A partir de entonces se vivió una etapa de golpes y contragolpes en la que los pastusos demostraron su tenacidad con varias victorias. El mandoble más doloroso se lo propinaron al ejército de Sucre en la batalla de Cuchilla de Taindalá, acaecida a finales de noviembre de 1822. Edgar Bastidas Urresty, autor de 'Las guerras de Pasto', confirma en sus muchos artículos sobre el tema que el general tuvo que hacerse fuerte y aguardar hasta la llegada de refuerzos un mes después. Ya con sus ansiados refuerzos, derrotó a los realistas en Yacuanquer y les obligó a retirarse hasta San Juan de Pasto. En palabras del autor, aquello condenó a los revoltosos:

«Para no dar lugar a que se organizara la defensa de Pasto, el general Sucre dispuso el avance de su ejército al amanecer del 24. En las horas del mediodía aparecieron por el sur de Pasto las vanguardias del Rifles. Boves trató de hacerse fuerte en la colina donde está el templo de Santiago y en pequeños montículos cercanos, pero todo fue inútil. El Ejército patriota entró sin mayores esfuerzos, ocupó las calles y al atardecer, la resistencia había terminado. Boves y los curas que le eran adictos huyeron hacia el Putumayo. Agualongo y su colaborador Merchancano se ocultaron».

Navidad negra en Pasto

Fue entonces cuando se desató el infierno. Con las tropas realistas vencidas y, en su mayor parte, huidas, las tropas de Sucre entraron a San Juan de Pasto y dieron rienda suelta a su barbarie. Según una buena parte de los expertos, bajo las órdenes de un Bolívar que anhelaba dar un escarmiento ejemplar a los realistas. Murieron medio millar de hombres, mujeres y niños, amén de la larga lista de tropelías que perpetró el Batallón Rifles. «Ocupada la ciudad, los soldados cometieron todo género de violencias. Los mismos templos fueron campo de muerte. En la iglesia matriz le aplastaron la cabeza con una piedra al octogenario Galvis», desvela el historiador Leopoldo López Álvarez en uno de sus artículos.

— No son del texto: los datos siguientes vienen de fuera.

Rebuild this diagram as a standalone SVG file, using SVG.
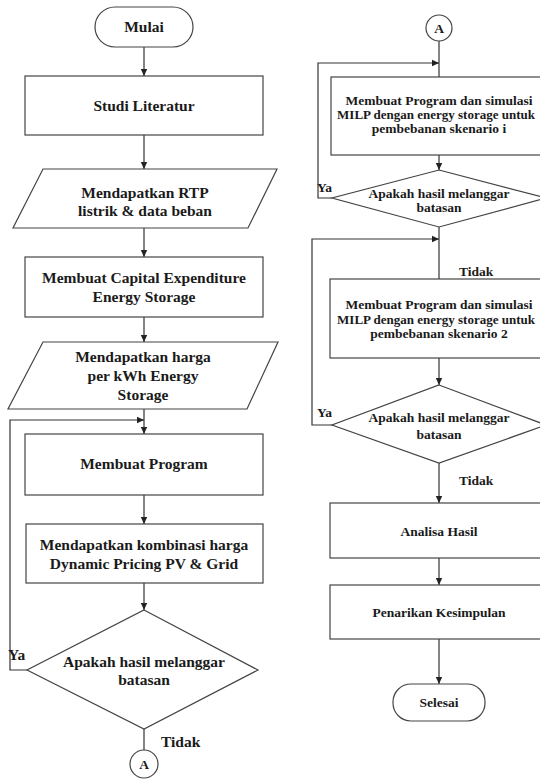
<svg xmlns="http://www.w3.org/2000/svg" width="540" height="779" viewBox="0 0 540 779">
<style>
.s{fill:#fff;stroke:#444;stroke-width:1.2}
.c{fill:none;stroke:#333;stroke-width:1.2}
.t{font-family:"Liberation Serif","Times New Roman",serif;font-weight:bold;fill:#1a1a1a;text-anchor:middle}
.l{font-size:15.5px}
.r{font-size:13.5px}
.n{font-size:13px}
.a{text-anchor:start}
</style>
<defs>
<marker id="ar" markerWidth="8" markerHeight="8" refX="7" refY="4" orient="auto" markerUnits="userSpaceOnUse">
<path d="M0,0.8 L7,4 L0,7.2 Z" fill="#222"/>
</marker>
</defs>
<rect width="540" height="779" fill="#fff"/>
<g id="connectors">
<line class="c" x1="144" y1="47" x2="144" y2="76" marker-end="url(#ar)"/>
<line class="c" x1="144" y1="135" x2="144" y2="169" marker-end="url(#ar)"/>
<line class="c" x1="144" y1="228" x2="144" y2="257" marker-end="url(#ar)"/>
<line class="c" x1="144" y1="317" x2="144" y2="342" marker-end="url(#ar)"/>
<line class="c" x1="144" y1="409" x2="144" y2="434" marker-end="url(#ar)"/>
<polyline class="c" points="27,670 10,670 10,420 144,420" marker-end="url(#ar)"/>
<line class="c" x1="144" y1="495" x2="144" y2="524" marker-end="url(#ar)"/>
<line class="c" x1="144" y1="583" x2="144" y2="610" marker-end="url(#ar)"/>
<line class="c" x1="144" y1="729" x2="144" y2="750"/>
<line class="c" x1="439" y1="41" x2="439" y2="77"/>
<polyline class="c" points="332,198 318,198 318,63 439,63" marker-end="url(#ar)"/>
<line class="c" x1="439" y1="155" x2="439" y2="170" marker-end="url(#ar)"/>
<line class="c" x1="439" y1="227" x2="439" y2="279"/>
<polyline class="c" points="332,425 312,425 312,239 439,239" marker-end="url(#ar)"/>
<line class="c" x1="439" y1="358" x2="439" y2="385" marker-end="url(#ar)"/>
<line class="c" x1="439" y1="463" x2="439" y2="503" marker-end="url(#ar)"/>
<line class="c" x1="439" y1="558" x2="439" y2="585" marker-end="url(#ar)"/>
<line class="c" x1="439" y1="639" x2="439" y2="684" marker-end="url(#ar)"/>
<text class="t l a" x="8" y="660">Ya</text>
<text class="t l a" x="161" y="747">Tidak</text>
<text class="t r a" x="317" y="192">Ya</text>
<text class="t r a" x="459" y="276">Tidak</text>
<text class="t r a" x="317" y="417">Ya</text>
<text class="t r a" x="459" y="485">Tidak</text>
</g>
<g id="mulai"><rect class="s" x="95" y="7" width="98" height="40" rx="20"/><text class="t l" x="144" y="32">Mulai</text></g>
<g id="studi"><rect class="s" x="25" y="76" width="238" height="59"/><text class="t l" x="144" y="111">Studi Literatur</text></g>
<g id="rtp"><polygon class="s" points="43,169 277,169 248,228 13,228"/><text class="t l" x="145" y="198">Mendapatkan RTP</text><text class="t l" x="145" y="216">listrik &amp; data beban</text></g>
<g id="capex"><rect class="s" x="25" y="257" width="238" height="60"/><text class="t l" x="144" y="283">Membuat Capital Expenditure</text><text class="t l" x="144" y="302">Energy Storage</text></g>
<g id="harga"><polygon class="s" points="43,342 278,342 247,409 8,409"/><text class="t l" x="143" y="362">Mendapatkan harga</text><text class="t l" x="143" y="381">per kWh Energy</text><text class="t l" x="143" y="400">Storage</text></g>
<g id="program"><rect class="s" x="25" y="434" width="238" height="61"/><text class="t l" x="144" y="469">Membuat Program</text></g>
<g id="kombinasi"><rect class="s" x="26" y="524" width="237" height="59"/><text class="t l" x="144" y="550">Mendapatkan kombinasi harga</text><text class="t l" x="144" y="569">Dynamic Pricing PV &amp; Grid</text></g>
<g id="cek1"><polygon class="s" points="144,610 258,670 144,729 27,670"/><text class="t l" x="144" y="667">Apakah hasil melanggar</text><text class="t l" x="144" y="685">batasan</text></g>
<g id="a1"><circle class="s" cx="144" cy="764" r="14"/><text class="t r" x="144" y="769">A</text></g>
<g id="a2"><circle class="s" cx="439" cy="28" r="13"/><text class="t r" x="439" y="33">A</text></g>
<g id="sim1"><rect class="s" x="331" y="77" width="217" height="78"/><text class="t r" x="439" y="105">Membuat Program dan simulasi</text><text class="t n" x="436" y="119">MILP dengan energy storage untuk</text><text class="t r" x="439" y="133">pembebanan skenario i</text></g>
<g id="cek2"><polygon class="s" points="439,170 546,198 439,227 332,198"/><text class="t r" x="439" y="198">Apakah hasil melanggar</text><text class="t r" x="439" y="212">batasan</text></g>
<g id="sim2"><rect class="s" x="330" y="279" width="218" height="79"/><text class="t r" x="439" y="309">Membuat Program dan simulasi</text><text class="t n" x="436" y="324">MILP dengan energy storage untuk</text><text class="t r" x="439" y="338">pembebanan skenario 2</text></g>
<g id="cek3"><polygon class="s" points="439,385 546,425 439,463 332,425"/><text class="t r" x="439" y="422">Apakah hasil melanggar</text><text class="t r" x="439" y="439">batasan</text></g>
<g id="analisa"><rect class="s" x="330" y="503" width="218" height="55"/><text class="t r" x="439" y="536">Analisa Hasil</text></g>
<g id="kesimpulan"><rect class="s" x="330" y="585" width="218" height="54"/><text class="t r" x="439" y="617">Penarikan Kesimpulan</text></g>
<g id="selesai"><rect class="s" x="393" y="684" width="92" height="37" rx="18"/><text class="t r" x="439" y="707">Selesai</text></g>
</svg>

El historiador de mediados del siglo XX, Alberto Montezuma Hurtado, dejó escrito también que «bajo la vista del general Sucre, los vencedores se entregaron al saqueo de la ciudad, distinguiéndose por sus atrocidades el famoso Batallón Rifles, con su jefe Arturo Sanders a la cabeza». La venganza recayó sobre familias enteras que acabaron bajo tierra. No hubo piedad para nadie; ni siquiera para las esposas y chiquillos que se escondieron en la iglesia de San Juan de Pasto. Todos ellos abrazaron a la Parca tras un desfile de cuchilladas, bayonetazos y fusilamientos. Heridos, rendidos, lisiados... Todo aquel que no huyó de la urbe fue castigado, como explicó José María Obando, testigo de los tristes sucesos:

«Las puertas de los domicilios se abrían con la explosión de los fusiles para matar al propietario, al padre, a la esposa, al hermano y hacerse dueño el brutal soldado de las propiedades, de las hijas, de las hermanas, de las esposas; hubo madre que en su despecho saliese a la calle llevando a su hija de la mano para entregada al soldado blanco, antes que otro negro dispusiese de su inocencia; los templos llenos de depósitos y de refugiadas, fueron también asaltados y saqueados; la decencia se resiste a referir por menor tantos actos de inmoralidad ejecutados en un pueblo entero que de boca en boca ha trasmitido sus quejas a la posteridad».

El número total de bajas todavía está en entredicho. El general de la época Tomás Cipriano de Mosquera recalcó que habían caído más de cuatrocientas personas. A cambio, explicó, «el gobierno nacional solamente tuvo seis muertos y cuarenta heridos». Aunque otros tantos como el historiador Pedro Fermín Cevallos apuntan que el número pudo ascender hasta los ochocientos. Lo que está claro es que la barbarie contó con la aprobación de un Bolívar que, en 1825, todavía llamaba a la destrucción de la urbe: «Los pastusos deben ser aniquilados, y sus mujeres e hijos transportados a otra parte, dando aquel país una colonia militar. De otro modo, Colombia se acordará de los pastusos cuando haya el menor alboroto».